● **Required work**
Reproduce the material below line by line, beginning with its first line and ending with the line that contains "(detector) at (1250.25,381.75)"; leave out pictures.

● **Information provided**
+ + +

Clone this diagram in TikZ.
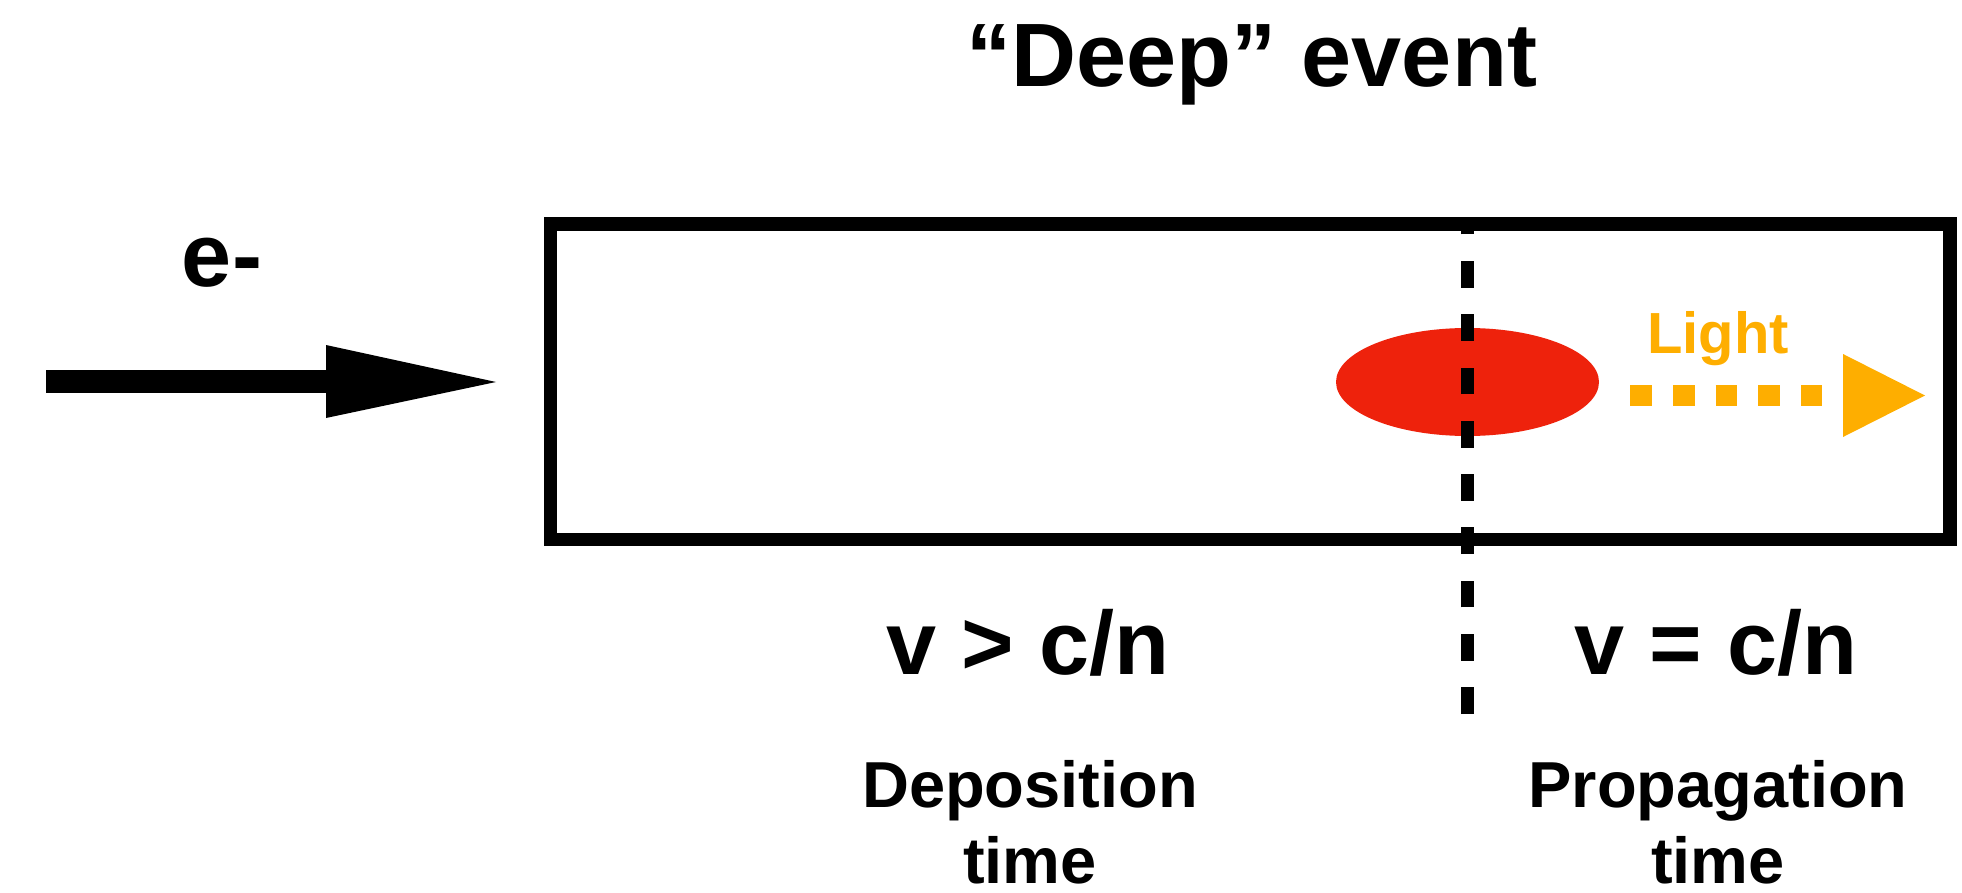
\documentclass[tikz,border=0pt]{standalone}
\usepackage{fontspec}
\setmainfont{Liberation Sans}
\usetikzlibrary{shapes.geometric}
\definecolor{evred}{RGB}{238,34,12}
\definecolor{litorange}{RGB}{254,174,0}
\begin{document}
\begin{tikzpicture}[x=1pt,y=-1pt,
  big/.style={font=\fontsize{90}{108}\selectfont\bfseries, inner sep=0pt, anchor=base},
  small/.style={font=\fontsize{65}{76}\selectfont\bfseries, inner sep=0pt, anchor=base, align=center},
  tube/.style={draw=black, line width=13.5pt, inner sep=0pt, minimum width=1399.5pt, minimum height=315.5pt},
  blob/.style={ellipse, fill=evred, inner sep=0pt, minimum width=263pt, minimum height=108pt},
  divider/.style={line width=13pt, dash pattern=on 26.7pt off 26.6pt},
  lightray/.style={litorange, line width=21.5pt, dash pattern=on 21.7pt off 21.1pt},
  beam/.style={line width=23pt}
]
\useasboundingbox (0,0) rectangle (1962,893);

% title
\node[big] (title) at (1252,87) {“Deep” event};

% detector tube
\node[tube] (detector) at (1250.25,381.75) {};

% energy deposit
\node[blob] (deposit) at (1467.5,382) {};

% dashed divider
\coordinate (dbot) at (1467.5,714);
\coordinate (dtop) at (1467.5,229);
\draw[divider] (dbot) -- (dtop);

% incoming electron arrow
\coordinate (estart) at (46,381.5);
\coordinate (ebase) at (326,381.5);
\coordinate (etip) at (496,382);
\coordinate (eup) at (326,345);
\coordinate (edown) at (326,418);
\draw[beam] (estart) -- (ebase);
\fill (eup) -- (etip) -- (edown) -- cycle;
\node[big] (eminus) at (222,287) {e-};

% light arrow
\coordinate (lstart) at (1630,395.5);
\coordinate (lend) at (1822,395.5);
\coordinate (lup) at (1843,354);
\coordinate (ltip) at (1925,395.5);
\coordinate (ldown) at (1843,437);
\draw[lightray] (lstart) -- (lend);
\fill[litorange] (lup) -- (ltip) -- (ldown) -- cycle;
\node[big, font=\fontsize{58}{70}\selectfont\bfseries, text=litorange] (light) at (1718,353) {Light};

% lower labels
\node[big] (vgt) at (1028,674) {v > c/n};
\node[big] (veq) at (1716,674) {v = c/n};
\node[small] (dep) at (1030,883) {Deposition\\time};
\node[small] (prop) at (1718,883) {Propagation\\time};
\end{tikzpicture}
\end{document}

+ + +

● **Written solution**
Clone this diagram in TikZ.
\documentclass[tikz,border=0pt]{standalone}
\usepackage{fontspec}
\setmainfont{Liberation Sans}
\usetikzlibrary{shapes.geometric}
\definecolor{evred}{RGB}{238,34,12}
\definecolor{litorange}{RGB}{254,174,0}
\begin{document}
\begin{tikzpicture}[x=1pt,y=-1pt,
  big/.style={font=\fontsize{90}{108}\selectfont\bfseries, inner sep=0pt, anchor=base},
  small/.style={font=\fontsize{65}{76}\selectfont\bfseries, inner sep=0pt, anchor=base, align=center},
  tube/.style={draw=black, line width=13.5pt, inner sep=0pt, minimum width=1399.5pt, minimum height=315.5pt},
  blob/.style={ellipse, fill=evred, inner sep=0pt, minimum width=263pt, minimum height=108pt},
  divider/.style={line width=13pt, dash pattern=on 26.7pt off 26.6pt},
  lightray/.style={litorange, line width=21.5pt, dash pattern=on 21.7pt off 21.1pt},
  beam/.style={line width=23pt}
]
\useasboundingbox (0,0) rectangle (1962,893);

% title
\node[big] (title) at (1252,87) {“Deep” event};

% detector tube
\node[tube] (detector) at (1250.25,381.75) {};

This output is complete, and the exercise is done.